Public Health and Safety
In 2015, Kansas City was one of eight U.S. cities to be recognized with the Robert Wood Johnson Foundation’s Culture of Health Prize for innovative efforts to reduce health inequities and increase life expectancy. Among the programs specifically recognized was the Kansas City Health Department’s AIM4Peace initiative, which uses health workers to interrupt violence in targeted neighborhoods, resulting in a 70 percent reduction in homicides in those “intervention zones” and a 24 percent reduction citywide.
The foundation also recognized the city, its school district and more than 50 local organizations for their efforts to promote early childhood literacy, a project that Murphey said is one of Kansas City Mayor Sylvester “Sly” James’ top priorities. Reach Out and Read Kansas City provides about 76,500 books per year to almost 30,000 low income children under the age of 6, building a 15-book library for each child.
A Supportive Political Climate
Gerald (Jerry) Shechter, sustainability coordinator, said Kansas City’s Office of Environmental Quality, which is structurally part of City Manager Troy Schulte’s office, has enjoyed a tremendous amount of support from local elected officials and citizens.
“Almost every bit of legislation that we’ve brought to the mayor and city council in the last 10 years has passed unanimously,” including the 2008 climate protection plan, he said. “It’s just amazing, given some of the other things that have been going on around the Midwest.
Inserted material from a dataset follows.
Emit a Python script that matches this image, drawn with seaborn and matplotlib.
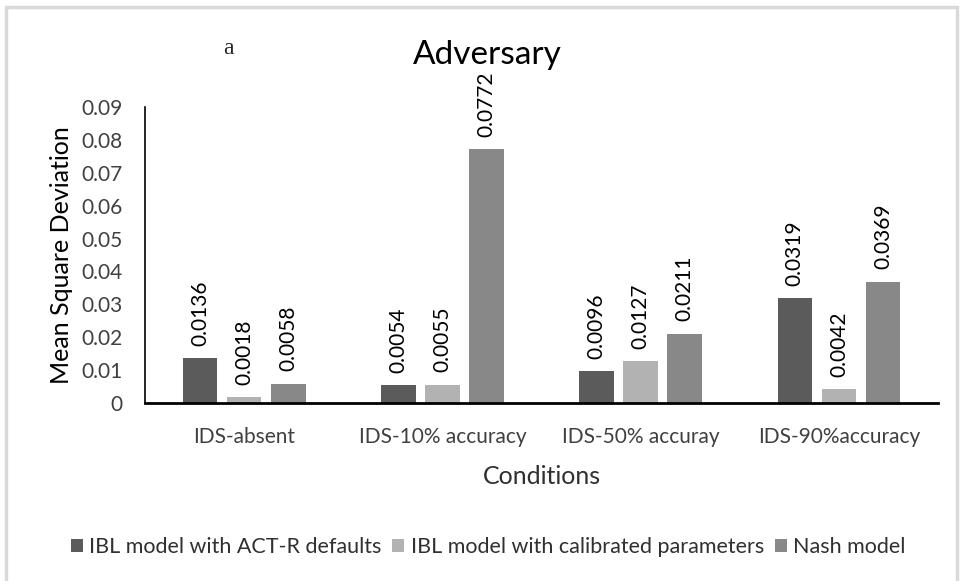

We’re one of the few cities, at least in this part of the Midwest, that can openly talk about climate change in our political setting.”
Shechter said the city’s sustainability initiatives also get strong support from citizens. He said several non-profit environmental and sustainability groups are very active in the Kansas City area. Three specifically are Bridging the Gap, a sustainability group with more than 1,000 volunteers, the Metropolitan Energy Center, a group that has advocated for energy efficiency in the Kansas City region for more than 25 years, and two area chapters of the Sierra Club.